Jokes aside, the combined decibel dealing, hymen-exploding impact of the
Caspian/Junius one-two combo may have deflowered more than a few hübschen
Mädchen.
Caspian earned points from the start for venturing a German
"Hello, Springfield!": "Hallo!
Guten Abend! Wir sind Caspian
aus Boston, Massachusetts!" (Beverly, MA is turning red) But it was more than mere pleasantries
that got a rise out of the crowd.
Fans recognized songs - fruits of a previous tour - and a little homey
recognition always sets a nice familiar vibe. A Caspian set is an onslaught of musical invention that
compels without alienating, or being simply noisy. At their best, they achieve some of the more transcendent
peaks of Radiohead (QRO album review)
instrumentals, but keep their musical vocabulary entirely within the American
vernacular. There is a narrative
to their presentation and they deliver like a seasoned storyteller.
One of the challenges of any tour is equipment issues and
adjusting to new facilities on a nightly basis. Caspian arrived in Europe with their guitars and a suitcase
full of pedals. Every other piece
of equipment was rented on the other side of the Atlantic. For a band that depends so much on
sonic precision, the vagaries of rented equipment must have been a nightmare
proposition. But listening to the
set live you would never know the difference. The songs, most from the new album Tertia (QRO review), had all the complexity that you get on the album,
with the added bone-rattling benefit of hearing it unfold live.

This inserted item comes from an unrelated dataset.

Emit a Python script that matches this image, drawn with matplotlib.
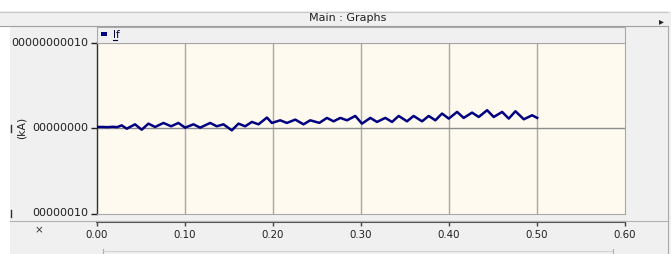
import matplotlib
matplotlib.use("Agg")
import matplotlib.pyplot as plt
from matplotlib.patches import Rectangle
from matplotlib.lines import Line2D

# ---- data (y in units of 1e-10 kA), peaks/troughs ----
t = [0.000, 0.006, 0.012, 0.018, 0.023, 0.028, 0.0338, 0.0432, 0.0508, 0.0584,
     0.066, 0.0755, 0.0842, 0.0925, 0.1001, 0.1096, 0.1172, 0.1286, 0.1361, 0.1437,
     0.1532, 0.1608, 0.1684, 0.176, 0.1835, 0.1931, 0.1987, 0.2082, 0.2158, 0.2253,
     0.2347, 0.2423, 0.2527, 0.2613, 0.2688, 0.2765, 0.2841, 0.2935, 0.3011, 0.3106,
     0.3182, 0.3276, 0.3353, 0.3428, 0.3523, 0.3598, 0.3694, 0.3769, 0.3845, 0.3921,
     0.3997, 0.4092, 0.4167, 0.4262, 0.4338, 0.4433, 0.4508, 0.4604, 0.4679, 0.4755,
     0.485, 0.4945, 0.5002]
If = [0.012, 0.012, 0.010, 0.014, 0.010, 0.031, -0.008, 0.043, -0.020, 0.051,
      0.012, 0.059, 0.020, 0.059, 0.004, 0.043, 0.004, 0.059, 0.020, 0.043,
      -0.027, 0.051, 0.020, 0.071, 0.043, 0.122, 0.059, 0.090, 0.059, 0.098,
      0.043, 0.090, 0.060, 0.118, 0.078, 0.118, 0.090, 0.141, 0.051, 0.118,
      0.071, 0.118, 0.071, 0.141, 0.078, 0.141, 0.078, 0.141, 0.090, 0.169,
      0.110, 0.188, 0.118, 0.180, 0.129, 0.208, 0.129, 0.188, 0.110, 0.196,
      0.102, 0.149, 0.118]

y_ticks = [-1, 0, 1]
y_ticklabels = ["00000010", "00000000", "00000000010"]
x_ticks = [0.0, 0.1, 0.2, 0.3, 0.4, 0.5, 0.6]
x_ticklabels = ["0.00", "0.10", "0.20", "0.30", "0.40", "0.50", "0.60"]

W, H = 671, 254
fig = plt.figure(figsize=(W / 100, H / 100), dpi=100, facecolor="#f0f0f0")
plt.rcParams['font.family'] = ['DejaVu Sans']

def fx(px):
    return px / W

def fy(py):
    return 1 - py / H

def rect(x0, y0, x1, y1, fc, ec="none", lw=0, z=1):
    fig.patches.append(Rectangle((fx(x0), fy(y1)), fx(x1) - fx(x0), fy(y0) - fy(y1),
                                 transform=fig.transFigure, facecolor=fc,
                                 edgecolor=ec, linewidth=lw, zorder=z))

def hline(x0, x1, y, c, lw=1, z=2):
    fig.lines.append(Line2D([fx(x0), fx(x1)], [fy(y), fy(y)], transform=fig.transFigure,
                            color=c, linewidth=lw, zorder=z))

def vline(x, y0, y1, c, lw=1, z=2):
    fig.lines.append(Line2D([fx(x), fx(x)], [fy(y0), fy(y1)], transform=fig.transFigure,
                            color=c, linewidth=lw, zorder=z))

# window chrome
rect(0, 0, W, 11.5, "white", z=1)
rect(0, 11.5, W, 25.5, "#f0f0f0", z=1)
hline(0, 668, 11.5, "#c8c8c8", 0.8)
hline(0, 668, 25.5, "#a0a0a0", 0.8)
rect(0, 25.5, 10, H, "white", z=1)
vline(667.5, 25.5, H, "#a8a8a8", 0.8)
fig.text(fx(348), fy(18), "Main : Graphs", ha="center", va="center", fontsize=8.0, color="#202020")
fig.text(fx(661), fy(21.5), "\u25B8", ha="center", va="center", fontsize=7, color="#202020")

# legend bar
rect(97, 27, 625, 42.5, "#f0f0f0", ec="#a8a8a8", lw=0.8, z=2)
rect(100.5, 31.5, 106.5, 35.5, "#000080", z=3)
fig.text(fx(112.5), fy(34.5), "If", ha="left", va="center", fontsize=7.6, color="#000040")
hline(112.5, 117, 39.5, "#000040", 0.8, z=3)

# main plot axes
ax = fig.add_axes([fx(97), fy(213.5), fx(625) - fx(97), fy(42.5) - fy(213.5)])
ax.set_facecolor("#fffaef")
ax.set_xlim(0, 0.6)
ax.set_ylim(-1, 1)
for x in x_ticks[1:-1]:
    ax.axvline(x, color="#a8a8a8", lw=1.0, zorder=1)
ax.axhline(0, color="#8c8c8c", lw=1.0, zorder=1)
ax.plot(t, If, color="#000080", lw=1.8, zorder=3, solid_joinstyle="round")
ax.set_xticks([])
ax.set_yticks(y_ticks)
ax.set_yticklabels([])
ax.tick_params(axis="y", direction="out", length=4.5, width=1, color="#202020")
ax.spines["left"].set_color("#303030")
ax.spines["left"].set_linewidth(1.0)
for s in ["top", "right", "bottom"]:
    ax.spines[s].set_color("#a8a8a8")
    ax.spines[s].set_linewidth(0.8)

# y tick labels (clipped as in the screenshot)
for yv, lab in zip(y_ticks, y_ticklabels):
    py = 128 - yv * 85.5
    fig.text(fx(88.5), fy(py), lab, ha="right", va="center", fontsize=8.0, color="#202020", zorder=3)
# partial glyph remnants left of the unit box
for py in (128, 213.5):
    vline(11.2, py - 3.5, py + 3.5, "#303030", 1.0, z=6)
rect(12.5, 100, 32.5, 220, "#f0f0f0", z=5)
fig.text(fx(21.5), fy(128), "(kA)", ha="center", va="center", rotation=90,
         fontsize=7.8, color="#202020", zorder=6)

# x axis strip
hline(10, 667.5, 220.8, "#b4b4b4", 0.8)
ax2 = fig.add_axes([fx(97), fy(222), fx(625) - fx(97), 0.0001])
ax2.set_xlim(0, 0.6)
ax2.set_yticks([])
ax2.set_xticks(x_ticks)
ax2.set_xticklabels(x_ticklabels, fontsize=7.4, color="#202020")
ax2.tick_params(axis="x", direction="out", length=3, width=1, pad=2.5, color="#404040")
ax2.patch.set_visible(False)
for s in ["top", "right", "left"]:
    ax2.spines[s].set_visible(False)
ax2.spines["bottom"].set_color("#505050")
ax2.spines["bottom"].set_linewidth(1.5)
fig.text(fx(39), fy(230), "\u00d7", ha="center", va="center", fontsize=7.5, color="#303030")

# scroll bar remnants at bottom
hline(103, 613, 251, "#d4d4d4", 0.8)
vline(103, 249, H, "#b0b0b0", 0.8)
vline(613, 249, H, "#b0b0b0", 0.8)

fig.savefig("out.png", dpi=100, facecolor=fig.get_facecolor())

The headliners for the night, Junius, provided a nice
counterbalance to the all-instrumental Caspian. The frontman, with his black hoodie cowled up like a
medieval monk, struck that Gothic, Rammstein-esque note that Germans die for. Though the crowd had thinned out
somewhat (school night?), those who stayed rocked out all the harder as the
Heineken and Junius' personal, customized lightshow worked its Bacchanalian
magic.
It should be said right now that Junius must have one of the
most badass drummers in all of Boston.
He's a hulking bear of a man, who looks like a combination of Kevin from
Top Chef and a bridge troll. That he plays barefoot on a (rented)
sparkly blue, big-bopper drum set only adds to his Hobbit mystique. Needless to say, he wails.
Junius closed out with a three-set encore and then it was
"Auf Wiedersehn, baby!", and onto the next stop for these two road warrior
bands. No time for the
Mercedes-Benz factory tour, a bowl of Kütteln, or a jaunt through the Altes
Museum - but who cares when you're having a good time all the time?